There are no direct federal laws that regulate telecommuting. However, there are certain ancillary laws employers should consider as well as state laws. Some important federal laws to consider are:
ADA. The Americans with Disabilities Act of 1990 (ADA) requires employers to make reasonable accommodations for employees’ disabilities. An employer is not required to accommodate a disabled employee if the employer can show that the accommodation would impose an undue hardship on its business. The ADA does not mention telecommuting as a potential reasonable accommodation; however, several courts have suggested that employers must consider telecommuting as a reasonable accommodation under certain circumstances.

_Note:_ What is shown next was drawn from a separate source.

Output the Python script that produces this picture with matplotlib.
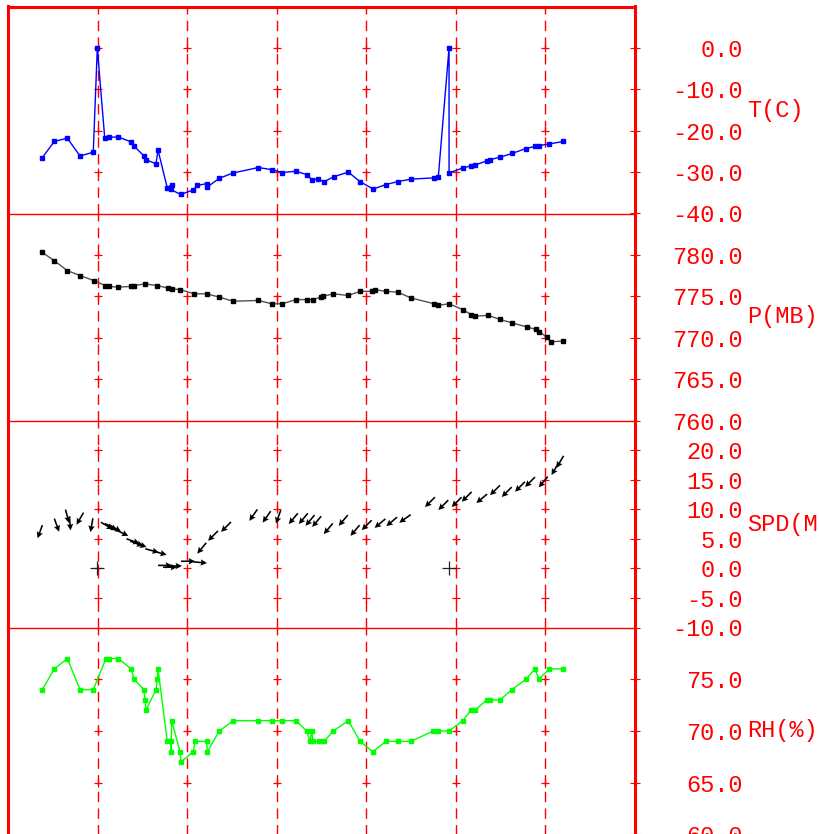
import numpy as np
import matplotlib
matplotlib.use("Agg")
import matplotlib.pyplot as plt

# ---- sounding / surface record (time in hours from start) ----
temp_time = [0.383, 0.517, 0.662, 0.804, 0.952, 0.997, 1.080, 1.128, 1.231, 1.373,
             1.407, 1.518, 1.541, 1.652, 1.675, 1.778, 1.828, 1.816, 1.928, 2.069,
             2.113, 2.218, 2.225, 2.359, 2.515, 2.794, 2.944, 3.062, 3.215, 3.335,
             3.391, 3.464, 3.528, 3.640, 3.799, 3.930, 4.078, 4.220, 4.351, 4.499,
             4.753, 4.804, 4.924, 4.924, 5.077, 5.169, 5.214, 5.344, 5.381, 5.493,
             5.627, 5.783, 5.883, 5.928, 6.043, 6.200]
temp_c = [-26.5, -22.6, -21.8, -26.1, -25.2, 0.0, -21.8, -21.6, -21.5, -22.7,
          -23.7, -26.1, -27.0, -28.0, -24.7, -33.8, -33.0, -34.2, -35.4, -34.3,
          -33.2, -32.8, -33.6, -31.5, -30.2, -28.9, -29.4, -30.1, -29.8, -30.6,
          -31.8, -31.7, -32.3, -31.1, -30.0, -32.3, -34.1, -33.0, -32.3, -31.7,
          -31.4, -31.2, 0.0, -30.2, -29.0, -28.5, -28.3, -27.3, -27.0, -26.4,
          -25.5, -24.3, -23.8, -23.6, -23.2, -22.6]

pres_time = [0.383, 0.517, 0.662, 0.807, 0.957, 1.086, 1.128, 1.231, 1.373, 1.407,
             1.530, 1.664, 1.783, 1.828, 1.924, 2.080, 2.218, 2.359, 2.515, 2.794,
             2.944, 3.062, 3.215, 3.342, 3.402, 3.491, 3.520, 3.632, 3.799, 3.930,
             4.061, 4.097, 4.220, 4.351, 4.499, 4.759, 4.797, 4.924, 5.077, 5.169,
             5.214, 5.362, 5.493, 5.627, 5.791, 5.895, 5.932, 6.014, 6.059, 6.200]
pres_mb = [780.3, 779.3, 778.1, 777.5, 776.9, 776.3, 776.2, 776.1, 776.2, 776.3,
           776.5, 776.3, 776.0, 775.9, 775.8, 775.3, 775.3, 774.9, 774.4, 774.5,
           774.1, 774.1, 774.6, 774.6, 774.6, 774.9, 775.0, 775.3, 775.1, 775.6,
           775.6, 775.8, 775.6, 775.5, 774.8, 774.1, 773.9, 774.1, 773.4, 772.8,
           772.6, 772.7, 772.2, 771.8, 771.3, 771.0, 770.7, 770.1, 769.5, 769.6]

wind_time = [0.357, 0.544, 0.662, 0.692, 0.804, 0.934, 1.105, 1.150, 1.195, 1.273,
             1.396, 1.437, 1.474, 1.608, 1.697, 1.753, 1.809, 1.864, 2.010, 2.144,
             2.163, 2.289, 2.434, 2.739, 2.888, 3.018, 3.185, 3.297, 3.372, 3.446,
             3.576, 3.743, 3.874, 4.005, 4.153, 4.284, 4.432, 4.711, 4.860, 5.009,
             5.121, 5.289, 5.437, 5.568, 5.716, 5.828, 5.976, 6.107, 6.163]
wind_spd = [6.2, 7.3, 8.8, 7.6, 8.4, 7.3, 7.2, 7.0, 6.8, 6.0,
            4.6, 4.2, 4.0, 3.0, 2.6, 0.5, 0.2, 0.4, 1.2, 1.0,
            3.4, 5.5, 7.0, 9.0, 8.7, 8.7, 8.4, 8.4, 8.1, 7.9,
            6.7, 8.1, 6.4, 7.3, 7.6, 7.9, 8.4, 11.2, 10.7, 11.2,
            12.1, 11.8, 13.2, 12.9, 13.8, 14.6, 14.6, 16.8, 18.0]
# direction the wind blows from (degrees, meteorological)
wind_dir = [20, 340, 345, 355, 30, 10, 300, 300, 300, 295,
            290, 290, 290, 285, 285, 270, 270, 270, 270, 275,
            40, 45, 45, 35, 35, 20, 40, 40, 40, 40,
            40, 40, 40, 45, 50, 50, 55, 45, 45, 45,
            45, 50, 45, 45, 45, 45, 40, 30, 30]
calm_time = [0.997, 4.924]
calm_spd = [0.0, 0.0]

rh_time = [0.383, 0.517, 0.662, 0.804, 0.952, 1.094, 1.128, 1.231, 1.376, 1.407,
           1.518, 1.530, 1.541, 1.652, 1.667, 1.675, 1.778, 1.816, 1.820, 1.828,
           1.920, 1.931, 2.069, 2.088, 2.218, 2.225, 2.359, 2.515, 2.794, 2.944,
           3.062, 3.215, 3.335, 3.372, 3.391, 3.405, 3.476, 3.528, 3.632, 3.799,
           3.930, 4.072, 4.220, 4.351, 4.499, 4.748, 4.797, 4.924, 5.077, 5.169,
           5.214, 5.344, 5.381, 5.493, 5.627, 5.783, 5.883, 5.928, 6.043, 6.200]
rh_pct = [74, 76, 77, 74, 74, 77, 77, 77, 76, 75,
          74, 73, 72, 74, 75, 76, 69, 69, 68, 71,
          68, 67, 68, 69, 69, 68, 70, 71, 71, 71,
          71, 71, 70, 69, 70, 69, 69, 69, 70, 71,
          69, 68, 69, 69, 69, 70, 70, 70, 71, 72,
          72, 73, 73, 73, 74, 75, 76, 75, 76, 76]

hour_lines = [1, 2, 3, 4, 5, 6]
temp_ticks = [-40, -30, -20, -10, 0]
pres_ticks = [760, 765, 770, 775, 780]
spd_ticks = [-10, -5, 0, 5, 10, 15, 20]
rh_ticks = [60, 65, 70, 75]

# ---- figure ----
RED = "#ff0000"
MONO = "Liberation Mono"
plt.rcParams["lines.scale_dashes"] = False

W, H = 819, 834
fig = plt.figure(figsize=(W / 100, H / 100), dpi=100)
fig.patch.set_facecolor("white")

panels = [
    ("T(C)", (-40, 10), temp_ticks),
    ("P(MB)", (760, 785), pres_ticks),
    ("SPD(M/S)", (-10, 25), spd_ticks),
    ("RH(%)", (60, 80), rh_ticks),
]
panel_h = 207
tops = [6.5, 213.5, 420.5, 627.5]
x0, x1 = 8, 635

axes = []
for i, ((label, ylim, ticks), top) in enumerate(zip(panels, tops)):
    ax = fig.add_axes([x0 / W, (H - top - panel_h) / H, (x1 - x0) / W, panel_h / H])
    axes.append(ax)
    ax.set_xlim(0, 7)
    ax.set_ylim(*ylim)
    ax.set_xticks([])
    ax.patch.set_visible(False)

    # frame
    for side in ("left", "right"):
        ax.spines[side].set_color(RED)
        ax.spines[side].set_linewidth(2.2)
    ax.spines["bottom"].set_color(RED)
    ax.spines["bottom"].set_linewidth(1.0)
    if i == 0:
        ax.spines["top"].set_color(RED)
        ax.spines["top"].set_linewidth(2.2)
    else:
        ax.spines["top"].set_visible(False)

    # hourly dashed guides with small crosses at each labelled level
    for t in hour_lines:
        ax.axvline(t, color=RED, lw=1.0, linestyle=(0, (7.5, 4.5)), zorder=1)
    inner = [v for v in ticks if v != ylim[0]]
    for t in hour_lines:
        ax.plot([t] * len(inner), inner, linestyle="none", marker="+",
                ms=5.5, mew=0.9, color=RED, zorder=1)

    # right-hand scale
    ax.yaxis.tick_right()
    ax.set_yticks(ticks, labels=[f"{v:.1f}" for v in ticks], ha="right",
                  family=MONO, fontsize=17, color=RED)
    ax.tick_params(axis="y", direction="inout", length=7.2, width=0.8,
                   color=RED, pad=74.2)
    ax.text(1.1786, 0.5, label, transform=ax.transAxes, ha="left", va="center",
            family=MONO, fontsize=17, color=RED)

ax_t, ax_p, ax_w, ax_rh = axes

ax_t.plot(temp_time, temp_c, color="#0000ff", lw=1.0, marker="s", ms=3.3,
          mfc="#0000ff", mec="#0000ff", zorder=3)

ax_p.plot(pres_time, pres_mb, color="#505050", lw=1.0, marker="s", ms=3.3,
          mfc="black", mec="black", zorder=3)

ax_rh.plot(rh_time, rh_pct, color="#00ff00", lw=1.0, marker="s", ms=3.3,
           mfc="#00ff00", mec="#00ff00", zorder=3)

# wind arrows: point the way the air moves, fixed length on screen
arrow_len = 14.0
d = np.radians(np.asarray(wind_dir, dtype=float))
u = -arrow_len * np.sin(d)
v = -arrow_len * np.cos(d)
ax_w.quiver(wind_time, wind_spd, u, v, angles="uv", scale_units="dots", scale=1,
            units="dots", width=1.6, headwidth=4.0, headlength=4.0,
            headaxislength=3.5, pivot="middle", color="black", zorder=3)
ax_w.plot(calm_time, calm_spd, linestyle="none", marker="+", ms=9.5, mew=0.9,
          color="#222222", zorder=3)

fig.savefig("out.png", dpi=100, facecolor="white")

At the very least, the ADA requires an individual examination of each case to determine appropriate reasonable accommodations; therefore, a blanket policy banning telecommuting as a possible method of reasonable accommodation would likely be struck down by a court of law. As with any other employee, employers offering telecommuting as a reasonable accommodation to a disabled employee should evaluate the essential functions of the employee’s job to determine whether telecommuting is even a feasible alternative. If the employer does decide to offer telecommuting as a reasonable accommodation possibility, it should list the essential functions of the job in the telecommuting agreement.
FLSA. Under the Fair Labor Standards Act (FLSA), covered employers are required to pay employees for all hours the employer allows its employees to work, regardless of whether the employer has issued rules prohibiting such additional work. Nonexempt employees are covered by FLSA’s restrictions on minimum wage and overtime regardless of where they perform their jobs, including work done at home offices.
Employers covered by the FLSA must monitor the telecommuters’ hours and enforce any rules limiting such hours. To facilitate this process, the telecommuting agreement should have a section requiring the telecommuter to report hours worked on a daily basis. In addition, the agreement should include a provision advising the employee not to work more than a specified number of hours a week without prior approval. The employer should maintain records on each of his or her telecommuting employees, including the employee’s payment schedule and time reports. To avoid FLSA overtime liability concerning exempt employees, the telecommuting agreement should not transform an exempt employee’s job into a nonexempt clerical or ministerial position.
FMLA. Although the Family Medical Leave Act (FMLA) does not prohibit working at home during leave, the U.S. Department of Labor (DOL) has said that any time spent working for the company cannot count against the employee’s federal allotment of 12 week’s leave.